The early Liturgical Movement was convinced that all that was needed for the liturgy to become the structure of a renewed and vibrant Christian body was a return to the primitive and pristine liturgies of the past. Historical research was often motivated by a desire to turn up the model liturgy of the golden age, but as the evidence of the past was examined more critically, that golden age appeared to evaporate. For example, Maxwell Johnson entertainingly and accurately summarizes the participation John Chrysostom describes in the fourth century, one star candidate for the Christian ideal period:
Although, like most preachers, John Chrysostom (ca. 347-407 CE) may have been inclined to exaggerate the extent of their irreverent conduct, there was surely some basis in reality when he accused members of the congregation in Constantinople of roaming around during the services (In Matt. hom. 19.7-9); of either ignoring the preacher (ibid., 32/33.6) or pushing and shoving to get nearer to hear him (In Joh. hom. 3.1), when not bored or downright exasperated with him (De sacerdotio 5.8); of talking, especially during readings, and of leaving before the liturgy was over. The women caused distractions by the way they decked themselves in finery, makeup, and jewelry (In Matt. hom. 73/74.3); young people spent their time laughing, joking, and talking (In Act. hom. 24.4); and the behavior between the sexes was apparently so bad that Chrysostom claimed that a wall was needed to keep men and women apart (In Matt. hom. 73/74.3) (Maxwell Johnson, Eucharistic Liturgies, p 63).

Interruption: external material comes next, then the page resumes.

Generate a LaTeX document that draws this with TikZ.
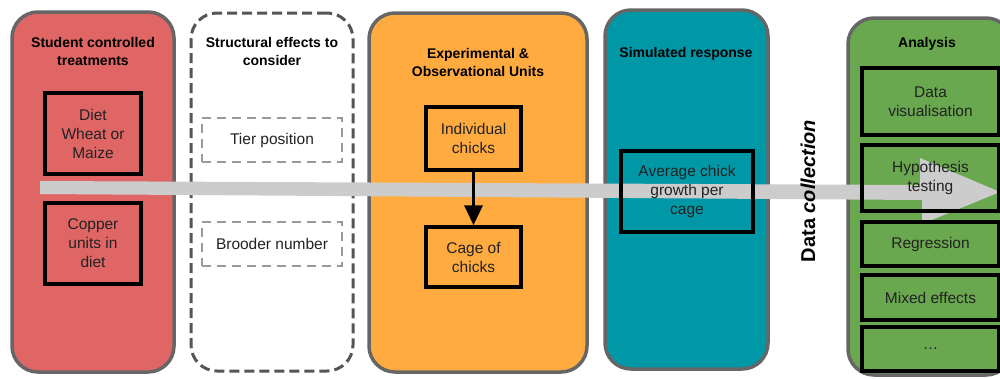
\documentclass[tikz,border=0pt]{standalone}
\usepackage{fontspec}
\setmainfont{Liberation Sans}
\usetikzlibrary{arrows.meta,shapes}
\definecolor{trtred}{HTML}{E06666}
\definecolor{unitorange}{HTML}{FFAB40}
\definecolor{respteal}{HTML}{0097A7}
\definecolor{analgreen}{HTML}{6AA84F}
\definecolor{rimgray}{HTML}{666666}
\definecolor{dashgray}{HTML}{555555}
\definecolor{effectgray}{HTML}{999999}
\definecolor{bandgray}{HTML}{CCCCCC}
\definecolor{inkgray}{HTML}{222222}
\tikzstyle{panel}=[draw=rimgray,line width=3.5pt,rounded corners=26pt,inner sep=0pt]
\tikzstyle{heading}=[font=\bfseries\fontsize{14}{18}\selectfont,align=center,text=black]
\tikzstyle{unit}=[draw=black,line width=3.5pt,inner sep=0pt,align=center,text=inkgray,font=\fontsize{15.5}{19}\selectfont]
\tikzstyle{effect}=[draw=effectgray,line width=2.8pt,dash pattern=on 9pt off 6pt,inner sep=0pt,align=center,text=inkgray,font=\fontsize{15.5}{19}\selectfont]

\begin{document}
\begin{tikzpicture}[x=1pt,y=-1pt]
      \useasboundingbox (0,0) rectangle (1000,378);
      \clip (0,0) rectangle (1000,378);
      % panels
      \node[panel,fill=trtred,minimum width=162pt,minimum height=360pt] (trt) at (93,192) {};
      \node[panel,draw=dashgray,line width=3pt,dash pattern=on 10pt off 5pt,fill=white,minimum width=162pt,minimum height=358pt] (struct) at (272,192) {};
      \node[panel,fill=unitorange,minimum width=218pt,minimum height=359pt] (units) at (478,192.5) {};
      \node[panel,fill=respteal,minimum width=163pt,minimum height=359pt] (resp) at (686.5,189.5) {};
      \node[panel,fill=analgreen,minimum width=164pt,minimum height=357pt] (anal) at (930,196.5) {};
      \node[heading] (trttitle) at (93,51) {Student controlled\\treatments};
      \node[heading] (structtitle) at (272,51) {Structural effects to\\consider};
      \node[heading] (unitstitle) at (478,62) {Experimental \&\\Observational Units};
      \node[heading] (resptitle) at (686,54) {Simulated response};
      \node[heading] (analtitle) at (927,44) {Analysis};
      % data collection band
      \fill[bandgray] (40,181) -- (920,185) -- (920,158) -- (1000,192)
            -- (922,224) -- (922,200) -- (40,194) -- cycle;
      \node[rotate=90,font=\bfseries\fontsize{20}{24}\selectfont,text=black] (collect) at (808,191) {Data \textit{collection}};
      % inner boxes
      \node[unit,minimum width=96pt,minimum height=81pt] (diet) at (93,133.5) {Diet\\Wheat or\\Maize};
      \node[unit,minimum width=96pt,minimum height=81pt] (copper) at (93,243.5) {Copper\\units in\\diet};
      \node[effect,minimum width=140pt,minimum height=44pt] (tier) at (272,140) {Tier position};
      \node[effect,minimum width=140pt,minimum height=44pt] (brooder) at (272,244) {Brooder number};
      \node[unit,minimum width=95pt,minimum height=63pt] (indiv) at (473.5,138.5) {Individual\\chicks};
      \node[unit,minimum width=95pt,minimum height=60pt] (cage) at (473.5,257) {Cage of\\chicks};
      \node[unit,minimum width=132pt,minimum height=81pt] (avg) at (687,191.5) {Average chick\\growth per\\cage};
      \node[unit,minimum width=137pt,minimum height=67pt] (vis) at (930.5,101.5) {Data\\visualisation};
      \node[unit,minimum width=137pt,minimum height=66pt] (hyp) at (930.5,178) {Hypothesis\\testing};
      \node[unit,minimum width=137pt,minimum height=44pt] (regr) at (930.5,244) {Regression};
      \node[unit,minimum width=137pt,minimum height=45pt] (mixed) at (930.5,297.5) {Mixed effects};
      \node[unit,minimum width=137pt,minimum height=44pt] (dots) at (930.5,349) {\dots};
      \draw[line width=3.5pt,-{Triangle[length=20pt,width=18pt]}] (indiv) -- (cage);
\end{tikzpicture}
\end{document}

Even in the “golden age,” liturgical participation may not have been all it was cracked up to be. More than that, by the time the Second Vatican Council began, it was widely recognized that liturgical participation would require not only recovering living liturgy “in the books,” but also a living relationship between the liturgy and the assembly that celebrates it. Romano Guardini had already recognized that this provided a new paradigm for liturgy in his 1918 The Spirit of the Liturgy, where he wrote: “It is of paramount importance that the whole gathering should take an active share in the proceedings” (30, emphasis mine). In this he was following Pius X’s lead, but whereas Tra le Sollecitudini (1903) envisioned the laity’s role as singing along with the (recovered) chant and receiving communion more frequently, Guardini envisioned participating in the liturgy as a discipline that adopted certain modern habits of mind and counteracted others. The ensuing development of liturgical theology up to the council built up this understanding of liturgy, until in article 14, it coalesces in “full, conscious, and active participation.”

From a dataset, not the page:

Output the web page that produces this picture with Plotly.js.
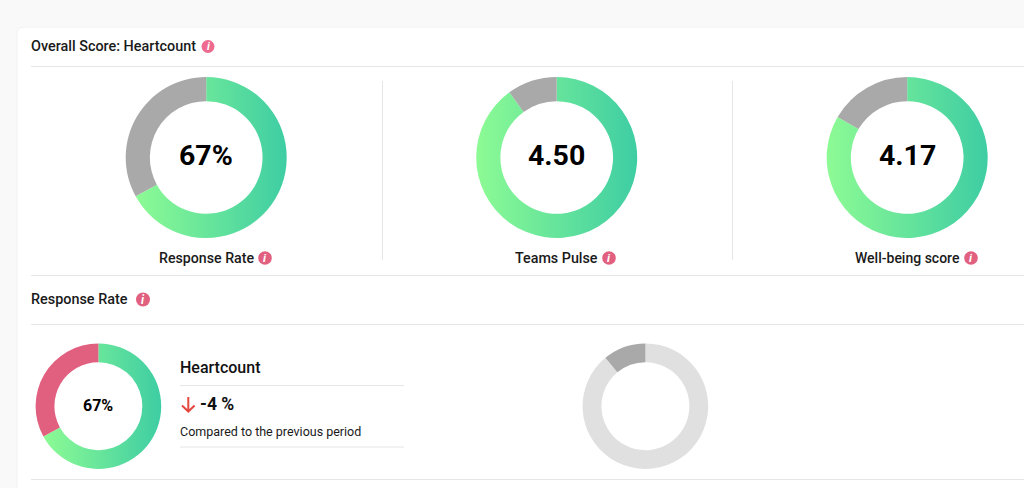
<!DOCTYPE html>
<html><head><meta charset="utf-8">
<script src="https://cdn.plot.ly/plotly-3.0.1.min.js"></script>
<style>html,body{margin:0;padding:0;background:#f9f9f9;overflow:hidden}#c{width:1024px;height:488px}</style>
</head><body><div id="c"></div>
<script>
// Data
const donutLabels = ['Response Rate', 'Teams Pulse', 'Well-being score', 'Heartcount', 'Comparison'];
const centerTexts = ['67%', '4.50', '4.17', '67%', ''];
const filledValues = [67, 90, 83.4, 67, 89];
const restValues = [33, 10, 16.6, 33, 11];
const sectionTitles = ['Overall Score: Heartcount', 'Response Rate'];
const deltaText = '-4 %';
const compareText = 'Compared to the previous period';
const unitName = 'Heartcount';

const W = 1024, H = 488;
const X = x => x / W, Y = y => 1 - y / H;
const FONT = 'Roboto, sans-serif';
const GREEN = '#66e39f', GREY = '#a9a9a9', PINK = '#e2607f', LIGHT = '#e0e0e0', RULE = '#e6e6e6';

const geom = [
  {cx: 206.2, cy: 157.5, r: 80.5, rest: GREY, fill: GREEN, grad: true, size: 28.5, dy: -2.5},
  {cx: 556.7, cy: 157.5, r: 80.5, rest: GREY, fill: GREEN, grad: true, size: 28.5, dy: -2.5},
  {cx: 907.2, cy: 157.5, r: 80.5, rest: GREY, fill: GREEN, grad: true, size: 28.5, dy: -2.5},
  {cx: 98.4, cy: 406.2, r: 62.8, rest: PINK, fill: GREEN, grad: true, size: 16, dy: -0.5},
  {cx: 645.4, cy: 406.2, r: 62.8, rest: GREY, fill: LIGHT, grad: false, size: 16, dy: 0}
];

const traces = geom.map((g, i) => ({
  type: 'pie', name: donutLabels[i], sort: false, direction: 'clockwise', rotation: 0,
  values: [filledValues[i], restValues[i]], labels: ['Score', 'Rest'],
  hole: 0.7, textinfo: 'none', showlegend: false, hoverinfo: 'skip',
  marker: {colors: [g.fill, g.rest], line: {width: 0}},
  domain: {x: [X(g.cx - g.r), X(g.cx + g.r)], y: [Y(g.cy + g.r), Y(g.cy - g.r)]}
}));

const hLine = (x0, x1, y, c) => ({type: 'line', layer: 'below', xref: 'paper', yref: 'paper', x0: X(x0), x1: X(x1), y0: Y(y), y1: Y(y), line: {color: c || RULE, width: 1}});
const vLine = (x, y0, y1) => ({type: 'line', layer: 'below', xref: 'paper', yref: 'paper', x0: X(x), x1: X(x), y0: Y(y0), y1: Y(y1), line: {color: RULE, width: 1}});
const dot = (x, y, r, c) => ({type: 'circle', layer: 'below', xref: 'paper', yref: 'paper', x0: X(x - r), x1: X(x + r), y0: Y(y + r), y1: Y(y - r), fillcolor: c, line: {width: 0}});
const P = (x, y) => X(x) + ' ' + Y(y);

const icons = [[208, 46.5, 6.5, '#ee6b8f'], [265, 258, 6.8, PINK], [609, 258, 6.8, PINK], [971, 258, 6.8, PINK], [143, 299.5, 7, PINK]];

const shapes = [
  {type: 'path', layer: 'below', xref: 'paper', yref: 'paper', fillcolor: '#ffffff', line: {color: '#f2f2f2', width: 1},
   path: `M ${P(17, 490)} L ${P(17, 34)} Q ${P(17, 27)} ${P(24, 27)} L ${P(1026, 27)} L ${P(1026, 490)} Z`},
  hLine(31, 1024, 66.5), hLine(31, 1024, 275.5), hLine(31, 1024, 324.5), hLine(31, 1024, 479.5),
  hLine(180, 404, 385.5), hLine(180, 404, 447),
  vLine(382.5, 81, 260), vLine(732.5, 81, 260),
  {type: 'path', layer: 'below', xref: 'paper', yref: 'paper', line: {color: '#e5483f', width: 2},
   path: `M ${P(188.3, 397)} L ${P(188.3, 411.5)} M ${P(182, 405.5)} L ${P(188.3, 411.5)} L ${P(194.6, 405.5)}`}
].concat(icons.map(d => dot(d[0], d[1], d[2], d[3])));

const txt = (x, y, t, size, weight, anchor, color) => ({
  xref: 'paper', yref: 'paper', x: X(x), y: Y(y), text: t, showarrow: false,
  xanchor: anchor || 'center', yanchor: 'middle', borderpad: 0, borderwidth: 0,
  font: {family: FONT, size: size, weight: weight || 400, color: color || '#1a1a1a'}
});

const annotations = [
  txt(31, 46.5, sectionTitles[0], 14.4, 500, 'left'),
  txt(31, 299.5, sectionTitles[1], 14.4, 500, 'left'),
  txt(206, 258, donutLabels[0], 14.2, 500),
  txt(556.5, 258, donutLabels[1], 14.3, 500),
  txt(907, 258, donutLabels[2], 14, 500),
  txt(180, 367, unitName, 16, 500, 'left', '#111111'),
  txt(200, 403.5, deltaText, 17.5, 700, 'left', '#111111'),
  txt(180, 431, compareText, 12.5, 400, 'left')
].concat(geom.filter((g, i) => centerTexts[i]).map((g, i) => txt(g.cx, g.cy + g.dy, centerTexts[i], g.size, 700, 'center', '#000000')))
 .concat(icons.map(d => txt(d[0], d[1], '<i>i</i>', d[2] * 1.7, 700, 'center', '#ffffff')));

const layout = {width: W, height: H, margin: {l: 0, r: 0, t: 0, b: 0}, paper_bgcolor: '#f9f9f9', plot_bgcolor: 'rgba(0,0,0,0)',
  showlegend: false, shapes, annotations};

const gd = document.getElementById('c');
Plotly.newPlot(gd, traces, layout, {staticPlot: true, displayModeBar: false}).then(() => {
  const NS = 'http://www.w3.org/2000/svg';
  const defs = gd.querySelector('svg.main-svg defs');
  const lg = document.createElementNS(NS, 'linearGradient');
  lg.setAttribute('id', 'scoreGrad');
  lg.setAttribute('x1', '0'); lg.setAttribute('x2', '1'); lg.setAttribute('y1', '0'); lg.setAttribute('y2', '0');
  [['0', '#8dfb94'], ['1', '#3ecda3']].forEach(s => {
    const st = document.createElementNS(NS, 'stop');
    st.setAttribute('offset', s[0]); st.setAttribute('stop-color', s[1]); lg.appendChild(st);
  });
  defs.appendChild(lg);
  gd.querySelectorAll('.pielayer .trace').forEach((t, i) => {
    if (!geom[i].grad) return;
    const p = t.querySelector('.slice path.surface');
    if (p) p.style.fill = 'url(#scoreGrad)';
  });
});
</script></body></html>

If we attempt to evaluate whether, 50 years after the promulgation of the Constitution, Catholic assemblies are fulfilling the promise of article 14, we may miss the point. Liturgical participation is a task never fully accomplished, as Stuflesser pointed out, and this fact was well known to the bishops at the council. Sacrosanctum concilium makes room for and acknowledges varying degrees and modes of participation for lay people, including the use of singing, listening to homily and readings, silence, and processions. The reform of the liturgical year and the lectionary clarified the structure so that the engagement of Catholics in these acts was more enabled to be “full, conscious, and active.” Yet we wish for better participation — across the ideological spectrum(s) we wish it. And we should! Liturgical participation is, in mystery, living in the crucified and risen Christ, and this is something we would expect to be subject to continued development in the lives of individuals and of communities.

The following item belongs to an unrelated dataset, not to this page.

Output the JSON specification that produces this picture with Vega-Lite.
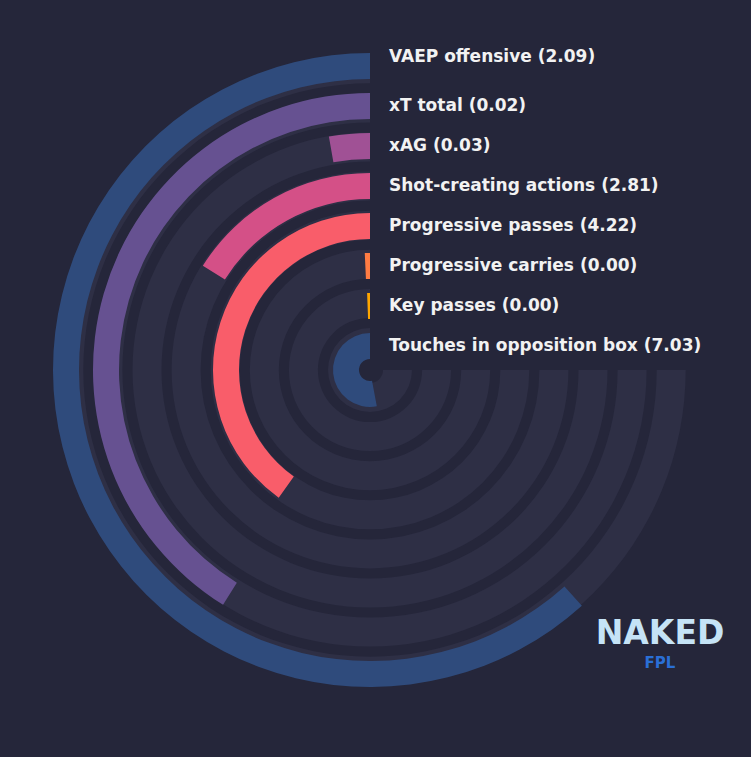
{
  "$schema": "https://vega.github.io/schema/vega-lite/v6.json",
  "width": 740,
  "height": 740,
  "autosize": {"type": "none"},
  "padding": {"left": 0, "top": 0, "right": 11, "bottom": 17},
  "background": "#25263a",
  "config": {"view": {"stroke": null}},
  "title": {
    "text": "NAKED",
    "subtitle": "FPL",
    "orient": "bottom",
    "anchor": "end",
    "frame": "group",
    "align": "center",
    "dx": -80,
    "offset": -122,
    "font": "DejaVu Sans",
    "fontWeight": "bold",
    "fontSize": 33,
    "color": "#c5e3f6",
    "subtitleFont": "DejaVu Sans",
    "subtitleFontWeight": "bold",
    "subtitleFontSize": 15,
    "subtitleColor": "#2a6fd6",
    "subtitlePadding": 5
  },
  "data": {
    "values": [
      {"ring": 7, "metric": "VAEP offensive", "value": 2.09, "pct": 82.2, "label": "VAEP offensive (2.09)"},
      {"ring": 6, "metric": "xT total", "value": 0.02, "pct": 54.8, "label": "xT total (0.02)"},
      {"ring": 5, "metric": "xAG", "value": 0.03, "pct": 3.7, "label": "xAG (0.03)"},
      {"ring": 4, "metric": "Shot-creating actions", "value": 2.81, "pct": 21.5, "label": "Shot-creating actions (2.81)"},
      {"ring": 3, "metric": "Progressive passes", "value": 4.22, "pct": 53.5, "label": "Progressive passes (4.22)"},
      {"ring": 2, "metric": "Progressive carries", "value": 0.0, "pct": 0.95, "label": "Progressive carries (0.00)"},
      {"ring": 1, "metric": "Key passes", "value": 0.0, "pct": 0.8, "label": "Key passes (0.00)"},
      {"ring": 0, "metric": "Touches in opposition box", "value": 7.03, "pct": 70.6, "label": "Touches in opposition box (7.03)"}
    ]
  },
  "layer": [
    {
      "mark": {"type": "arc", "color": "#2e2f45", "radius2Offset": -29},
      "encoding": {
        "theta": {"datum": 0, "type": "quantitative", "stack": null, "scale": {"domain": [0, 100], "range": [6.283185, 1.570796]}},
        "theta2": {"datum": 100},
        "radius": {"field": "ring", "type": "quantitative", "scale": {"domain": [0, 7], "range": [42, 315.7]}},
        "radius2": {"field": "ring"}
      }
    },
    {
      "mark": {"type": "arc", "radius2Offset": -26},
      "encoding": {
        "theta": {"field": "pct", "type": "quantitative", "stack": null},
        "theta2": {"datum": 0},
        "radius": {"field": "ring", "type": "quantitative", "scale": {"domain": [0, 7], "range": [37, 317]}},
        "radius2": {"field": "ring"},
        "color": {
          "field": "metric",
          "type": "nominal",
          "legend": null,
          "scale": {
            "domain": ["VAEP offensive", "xT total", "xAG", "Shot-creating actions", "Progressive passes", "Progressive carries", "Key passes", "Touches in opposition box"],
            "range": ["#2f4b7c", "#665191", "#a05195", "#d45087", "#f95d6a", "#ff7c43", "#ffa600", "#2f4b7c"]
          }
        }
      }
    },
    {
      "transform": [{"filter": "datum.ring < 7"}],
      "mark": {"type": "text", "align": "left", "baseline": "middle", "dx": 19, "dy": 13, "font": "DejaVu Sans", "fontWeight": "bold", "fontSize": 17, "color": "#f2f2f2"},
      "encoding": {
        "theta": {"datum": 0, "type": "quantitative"},
        "radius": {"field": "ring", "type": "quantitative", "scale": {"domain": [0, 7], "range": [37, 317]}},
        "text": {"field": "label"}
      }
    },
    {
      "transform": [{"filter": "datum.ring == 7"}],
      "mark": {"type": "text", "align": "left", "baseline": "middle", "dx": 19, "dy": 4, "font": "DejaVu Sans", "fontWeight": "bold", "fontSize": 17, "color": "#f2f2f2"},
      "encoding": {
        "theta": {"datum": 0, "type": "quantitative"},
        "radius": {"field": "ring", "type": "quantitative", "scale": {"domain": [0, 7], "range": [37, 317]}},
        "text": {"field": "label"}
      }
    }
  ],
  "resolve": {"scale": {"radius": "independent"}}
}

Thomas Quartier, a Benedictine oblate from Radboud University Nijmegen in the Netherlands, another presenter at LEST IX, pointed out that within the monastic context that marked much of the early Liturgical Movement, increased participation over time would have seemed most natural. After all, The Rule of Benedict connects interior and exterior modes of prayer almost breezily in its treatment of the omnipresence of God and the importance of the Liturgy of the Hours: “We believe that the divine presence is everywhere . . . . Let us therefore consider how we ought to conduct ourselves in sight of the Godhead and of His Angels, and let us take part in the psalmody in such a way that our mind may be in harmony with our voice” (RB 19).
Quartier did a study of visitors to a Benedictine monastery in Germany, surveying them and classifying their modes of participation in the monastic liturgy as “passive,” “attentive,” and “active” according to their responses to survey questions. To his surprise, he found a spectrum with a decided preference for “active” and “attentive” styles of participation, even in a distant, Latin monastic liturgy attended by many irregular churchgoers. This preference was even more notable among older worshippers and regular worshippers than among younger and less frequent worshippers. It is hard to escape the conclusion that “full, active, and conscious participation” is the result of an iterative and lifelong embrace of liturgical experience, much of which may seem — at the moment — mundane. It does not describe a continuous state of peak emotional engagement, but an ongoing challenge.
How can we envision this challenge and imagine greater participation in the future? David Stosur of Cardinal Stritch University (LEST IX: “Narrative Signification and the Paschal Mystery: Liturgy, Participation, and Hermeneutics”) suggested understanding liturgical participation as an immersion into a narrative, which little by little comes to change our vision of the world. Using Paul Ricoeur, Stosur suggests that we come into each liturgical experience with a particular vision of the world, which we can call our liturgical prefiguration. The prefiguration will shape how a participant interprets the liturgical action. On the other hand, by entering into the liturgical action, by imitating, reading, and taking part in the narrative of the sacred story, the participant plays out the plot of the story. Stosur calls this configuration. When we follow it together, no matter how familiar it may seem, the sacred story unsettles some of our presuppositions, confirms others, and changes our world view. Because of this, participants come to identify thier own experience of time with the time of the sacred narrative, reading salvation history within their own lives. This is called refiguration, where the world is reshaped by the story, and it includes the ethical dimension of Christian life as well as spirituality. Significantly, each iteration of prefiguration, configuration, and refiguration constitutes a small change in the worldview of the participant, but over time, the fit between the Gospel and ordinary life becomes tighter and tighter.
The crucial idea that all these understandings of “full, conscious, and active participation” share is the notion that it is eschatological. In some respect, Christians have always lived in the crucified and risen Christ through the liturgy; in others, we have not yet attained the golden age of liturgical participation. To some extent, liturgical participation demands a certain amount of preparation; on the other hand, the liturgy itself teaches. Rather than asking whether we have full, conscious, and active participation, we should be asking, as Quartier does, what modes of participation in the liturgy we do see in the churches, and how we can enhance and deepen them. We should be asking what prefigurations are needed for participants to interpret our liturgies, and be asking them how they understand the liturgies they participate in. Most of all, perhaps, we should seek liturgical practices that encourage people to enter in, deeper and deeper, rather than being satisfied to accomplish the minimum. For such practices are “the primary and indispensable source from which the faithful are to derive the true Christian spirit.”